Speed wise, it can be handled. Size wise, the question is not the size of your data, but rather the size of your index as the indices must fit fully within memory.
I'd be happy to offer a better answer, but high-end database work is very task-dependent. I'd need to know a lot more about what's going on with the data to be of further help.
Okay, I did read the part about mySQL being a hard requirement.
So with that said, let me first point out that the workload you're talking about -- 2500 inserts/sec, rare queries, queries likely to have result sets of up to 10 percent of the whole data set -- is just about pessimal for any relational data base system.
(This rather reminds me of a project, long ago, where I had a hard requirement to load 100 megabytes of program data over a 9600 baud RS-422 line (also a hard requirement) in less than 300 seconds (also a hard requirement.) The fact that 1kbyte/sec × 300 seconds = 300kbytes didn't seem to communicate.)
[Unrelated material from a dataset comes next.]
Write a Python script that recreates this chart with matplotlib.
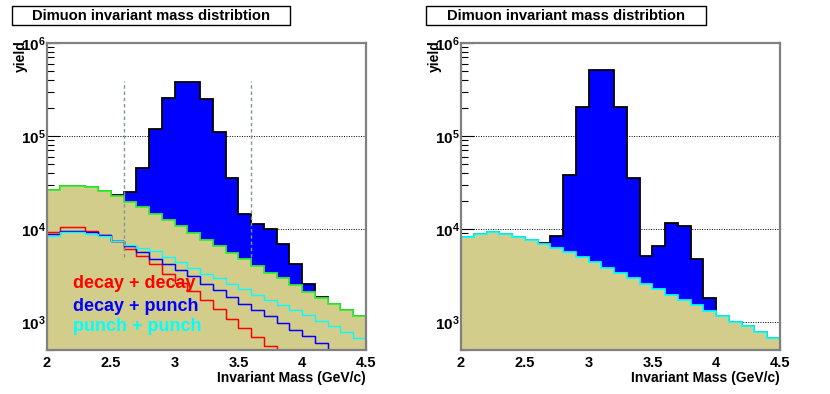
import numpy as np
import matplotlib
matplotlib.use("Agg")
import matplotlib.pyplot as plt
from matplotlib.patches import Rectangle
from matplotlib.ticker import FixedLocator, FixedFormatter, LogLocator, NullFormatter

plt.rcParams['font.family'] = ['Liberation Sans', 'DejaVu Sans']
plt.rcParams['font.weight'] = 'bold'
plt.rcParams['mathtext.fontset'] = 'custom'
plt.rcParams['mathtext.bf'] = 'Liberation Sans:bold'
plt.rcParams['mathtext.rm'] = 'Liberation Sans:bold'

# ---------------- data ----------------
mass_edges = [2.0, 2.1, 2.2, 2.3, 2.4, 2.5, 2.6, 2.7, 2.8, 2.9, 3.0, 3.1, 3.2,
              3.3, 3.4, 3.5, 3.6, 3.7, 3.8, 3.9, 4.0, 4.1, 4.2, 4.3, 4.4, 4.5]

total_left = [26300, 29300, 29300, 28100, 25500, 23300, 24800, 45500, 118000,
              257000, 381000, 381000, 251000, 110000, 35600, 14500, 11300,
              10070, 6920, 4160, 2580, 1880, 1550, 1340, 1150]
background_left = [26300, 29300, 29300, 28100, 25500, 22700, 19700, 17200,
                   14600, 12600, 10700, 9060, 7690, 6520, 5540, 4700, 3980,
                   3390, 2950, 2500, 2120, 1830, 1550, 1340, 1150]
decay_decay = [9290, 10500, 10500, 9600, 8550, 7500, 6110, 5090, 4160, 3300,
               2650, 2150, 1710, 1370, 1090, 870, 685, 555, 450, 380, 320, 270,
               230, 190, 160]
decay_punch = [8860, 9600, 9600, 9290, 8550, 7500, 6520, 5680, 4780, 4250,
               3620, 3120, 2580, 2190, 1860, 1580, 1340, 1160, 966, 820, 700,
               595, 480, 420, 360]
punch_punch = [8470, 9290, 9290, 8920, 8470, 7500, 6790, 6260, 5770, 4950,
               4400, 3830, 3300, 2950, 2580, 2240, 1950, 1710, 1530, 1340, 1190,
               1020, 900, 775, 670]

total_right = [8220, 8910, 9200, 8860, 8280, 7690, 7080, 8340, 38300, 207000,
               512000, 512000, 207000, 35100, 5090, 6520, 11600, 10700, 4700,
               1800, 1160, 1010, 900, 775, 670]
background_right = [8220, 8910, 9200, 8860, 8280, 7690, 6970, 6270, 5630, 4980,
                    4400, 3830, 3390, 2950, 2580, 2240, 1970, 1730, 1510, 1320,
                    1160, 1010, 900, 775, 670]

window_lo, window_hi = 2.6, 3.6
window_ymin, window_ymax = 5000, 3.9e5

legend_labels = ["decay + decay", "decay + punch", "punch + punch"]
legend_colors = ["#ff0000", "#0000ff", "#00ffff"]

title_text = "Dimuon invariant mass distribtion"
xlabel_text = "Invariant Mass (GeV/c)"
ylabel_text = "yield"
x_ticks = [2, 2.5, 3, 3.5, 4, 4.5]
x_ticklabels = ["2", "2.5", "3", "3.5", "4", "4.5"]
y_ticks = [1e3, 1e4, 1e5, 1e6]
y_ticklabels = [r"$\mathbf{10^{3}}$", r"$\mathbf{10^{4}}$",
                r"$\mathbf{10^{5}}$", r"$\mathbf{10^{6}}$"]

YMIN, YMAX = 500, 1e6
TAN = "#d3cd8c"
SPINE = "#808080"

W, H = 830, 394
fig = plt.figure(figsize=(W / 100, H / 100), dpi=100)


def px_axes(x0, x1, y0, y1):
    return fig.add_axes([x0 / W, 1 - y1 / H, (x1 - x0) / W, (y1 - y0) / H])


def style_axes(ax):
    ax.set_yscale('log')
    ax.set_xlim(mass_edges[0], mass_edges[-1])
    ax.set_ylim(YMIN, YMAX)
    ax.set_axisbelow(True)
    ax.yaxis.set_major_locator(FixedLocator(y_ticks))
    ax.yaxis.set_major_formatter(FixedFormatter(y_ticklabels))
    ax.yaxis.set_minor_locator(LogLocator(base=10, subs=np.arange(2, 10)))
    ax.yaxis.set_minor_formatter(NullFormatter())
    ax.xaxis.set_major_locator(FixedLocator(x_ticks))
    ax.xaxis.set_major_formatter(FixedFormatter(x_ticklabels))
    ax.tick_params(axis='y', which='major', direction='in', length=9,
                   width=0.8, pad=1, labelsize=11, colors='black')
    ax.tick_params(axis='y', which='minor', direction='in', length=5,
                   width=0.8)
    ax.tick_params(axis='x', which='major', direction='in', length=8,
                   width=0.8, pad=4, labelsize=10.5)
    ax.grid(True, axis='y', which='major', linestyle=(0, (1, 1.5)),
            color='black', linewidth=0.7)
    for s in ax.spines.values():
        s.set_color(SPINE)
        s.set_linewidth(1.6)
    ax.set_xlabel(xlabel_text, fontsize=10, fontweight='bold', loc='right')
    ax.xaxis.set_label_coords(1.0, -0.068)
    ax.set_ylabel(ylabel_text, fontsize=10, fontweight='bold', loc='top')
    ax.yaxis.set_label_coords(-0.06, 1.01)


def title_box(xc, x0, x1):
    fig.patches.append(Rectangle((x0 / W, 1 - 25 / H), (x1 - x0) / W, 19 / H,
                                 transform=fig.transFigure, facecolor='white',
                                 edgecolor='black', linewidth=1.0))
    fig.text(xc / W, 1 - 16 / H, title_text, ha='center', va='center',
             fontsize=10.6, fontweight='bold')


# ---------------- left panel ----------------
axL = px_axes(47, 366, 43, 350)
style_axes(axL)
axL.stairs(total_left, mass_edges, fill=True, color='#0000ff', baseline=1,
           zorder=1)
axL.stairs(total_left, mass_edges, baseline=None, color='black', lw=1.3,
           zorder=1.1)
axL.stairs(background_left, mass_edges, fill=True, color=TAN, baseline=1,
           zorder=1.2)
axL.stairs(background_left, mass_edges, baseline=None, color='#33ee33',
           lw=1.3, zorder=1.3)
for vals, col in zip([decay_decay, decay_punch, punch_punch], legend_colors):
    axL.stairs(np.clip(vals, YMIN * 1.01, None), mass_edges, baseline=None,
               color=col, lw=1.0, zorder=1.5)
# faint dark companions giving the doubled look of the red/blue lines
axL.stairs(np.clip(decay_decay, YMIN * 1.01, None), mass_edges, baseline=None,
           color='#c86040', lw=1.0, alpha=0.55, zorder=1.45)
axL.stairs(np.clip(decay_punch, YMIN * 1.01, None), mass_edges, baseline=None,
           color='#5050a0', lw=1.0, alpha=0.55, zorder=1.45)
axL.vlines([window_lo, window_hi], window_ymin, window_ymax,
           colors='#7d9a96', linestyles=(0, (2.5, 2)), linewidth=1.0,
           zorder=2)
for i, (lab, col) in enumerate(zip(legend_labels, legend_colors)):
    axL.text(0.0815, [0.217, 0.143, 0.078][i], lab, color=col,
             transform=axL.transAxes, fontsize=13, fontweight='bold',
             ha='left', va='center', zorder=3)
title_box(151, 12, 290)

# ---------------- right panel ----------------
axR = px_axes(461, 780, 43, 350)
style_axes(axR)
axR.stairs(total_right, mass_edges, fill=True, color='#0000ff', baseline=1,
           zorder=1)
axR.stairs(total_right, mass_edges, baseline=None, color='black', lw=1.3,
           zorder=1.1)
axR.stairs(background_right, mass_edges, fill=True, color=TAN, baseline=1,
           zorder=1.2)
axR.stairs(background_right, mass_edges, baseline=None, color='#00ffff',
           lw=1.3, zorder=1.3)
title_box(566, 426, 706)

fig.savefig("out.png", dpi=100)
Then there's the part about "contain up to 30 floats." The phrasing at least suggests that the number of samples per insert is variable, which suggests in turn some normaliztion issues -- or else needing to make each row 30 entries wide and use NULLs.
But with all that said, okay, you're talking about 300Kbytes/sec and 2500 TPS (assuming this really is a sequence of unrelated samples). This set of benchmarks, at least, suggests it's not out of the realm of possibility.
This article is really helpful in identifying what can slow down a large MySQL database.
Possibly try out hibernate shards and run MySQL on 10 nodes with 1/2 terabyte each so you can handle 5 terabytes then ;) well over your limit I think?